→ EXERCISE PROMPT: Transcribe the full listing exactly, and drop every picture.

* begin *

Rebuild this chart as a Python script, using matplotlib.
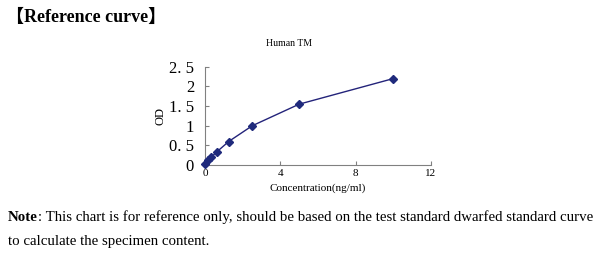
import matplotlib
matplotlib.use("Agg")
import matplotlib.pyplot as plt

# standard curve points
conc = [0, 0.156, 0.312, 0.625, 1.25, 2.5, 5, 10]
od = [0.03, 0.12, 0.2, 0.34, 0.6, 1.0, 1.55, 2.2]

x_ticks = [0, 4, 8, 12]
y_ticks = [0, 0.5, 1, 1.5, 2, 2.5]
y_tick_labels = ["0", "0. 5", "1", "1. 5", "2", "2. 5"]

serif = ["Liberation Serif", "Noto Sans CJK SC", "DejaVu Serif"]
plt.rcParams["font.family"] = serif

fig = plt.figure(figsize=(6, 2.54), dpi=100)
ax = fig.add_axes([0.342, 0.35, 0.376, 0.387])

ax.plot(conc, od, color="#23237a", lw=1.0, marker="D", ms=4.5,
        mfc="#1f2a7c", mec="#1f2a7c", clip_on=False, zorder=3)

ax.set_xlim(0, 12)
ax.set_ylim(0, 2.5)
ax.set_xticks(x_ticks)
ax.set_yticks(y_ticks)
ax.set_yticklabels(y_tick_labels, fontsize=12)
ax.tick_params(axis="x", labelsize=8, direction="in", length=3, color="#808080", pad=3)
ax.tick_params(axis="y", direction="in", length=3, color="#808080", pad=8)
for s in ["top", "right"]:
    ax.spines[s].set_visible(False)
for s in ["left", "bottom"]:
    ax.spines[s].set_color("#808080")
    ax.spines[s].set_linewidth(0.8)

ax.set_xlabel("Concentration(ng/ml)", fontsize=8, labelpad=4)
ax.set_ylabel("OD", fontsize=9, labelpad=2)

fig.text(0.482, 0.83, "Human TM", fontsize=7, ha="center", va="center")
fig.text(0.01, 0.93, "【Reference curve】", fontsize=13, fontweight="bold",
         ha="left", va="center")

# bold "Note" followed by regular text
t1 = fig.text(0.013, 0.145, "Note", fontsize=10.7, fontweight="bold", ha="left", va="center")
fig.canvas.draw()
bb = t1.get_window_extent()
x2 = bb.x1 / fig.bbox.width
fig.text(x2, 0.145, ": This chart is for reference only, should be based on the test standard dwarfed standard curve",
         fontsize=10.7, ha="left", va="center")
fig.text(0.013, 0.05, "to calculate the specimen content.", fontsize=10.7, ha="left", va="center")

fig.savefig("out.png", dpi=100)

* end *

→ RESULT OF THE EXERCISE:
Rebuild this chart as a Python script, using matplotlib.
import matplotlib
matplotlib.use("Agg")
import matplotlib.pyplot as plt

# standard curve points
conc = [0, 0.156, 0.312, 0.625, 1.25, 2.5, 5, 10]
od = [0.03, 0.12, 0.2, 0.34, 0.6, 1.0, 1.55, 2.2]

x_ticks = [0, 4, 8, 12]
y_ticks = [0, 0.5, 1, 1.5, 2, 2.5]
y_tick_labels = ["0", "0. 5", "1", "1. 5", "2", "2. 5"]

serif = ["Liberation Serif", "Noto Sans CJK SC", "DejaVu Serif"]
plt.rcParams["font.family"] = serif

fig = plt.figure(figsize=(6, 2.54), dpi=100)
ax = fig.add_axes([0.342, 0.35, 0.376, 0.387])

ax.plot(conc, od, color="#23237a", lw=1.0, marker="D", ms=4.5,
        mfc="#1f2a7c", mec="#1f2a7c", clip_on=False, zorder=3)

ax.set_xlim(0, 12)
ax.set_ylim(0, 2.5)
ax.set_xticks(x_ticks)
ax.set_yticks(y_ticks)
ax.set_yticklabels(y_tick_labels, fontsize=12)
ax.tick_params(axis="x", labelsize=8, direction="in", length=3, color="#808080", pad=3)
ax.tick_params(axis="y", direction="in", length=3, color="#808080", pad=8)
for s in ["top", "right"]:
    ax.spines[s].set_visible(False)
for s in ["left", "bottom"]:
    ax.spines[s].set_color("#808080")
    ax.spines[s].set_linewidth(0.8)

ax.set_xlabel("Concentration(ng/ml)", fontsize=8, labelpad=4)
ax.set_ylabel("OD", fontsize=9, labelpad=2)

fig.text(0.482, 0.83, "Human TM", fontsize=7, ha="center", va="center")
fig.text(0.01, 0.93, "【Reference curve】", fontsize=13, fontweight="bold",
         ha="left", va="center")

# bold "Note" followed by regular text
t1 = fig.text(0.013, 0.145, "Note", fontsize=10.7, fontweight="bold", ha="left", va="center")
fig.canvas.draw()
bb = t1.get_window_extent()
x2 = bb.x1 / fig.bbox.width
fig.text(x2, 0.145, ": This chart is for reference only, should be based on the test standard dwarfed standard curve",
         fontsize=10.7, ha="left", va="center")
fig.text(0.013, 0.05, "to calculate the specimen content.", fontsize=10.7, ha="left", va="center")

fig.savefig("out.png", dpi=100)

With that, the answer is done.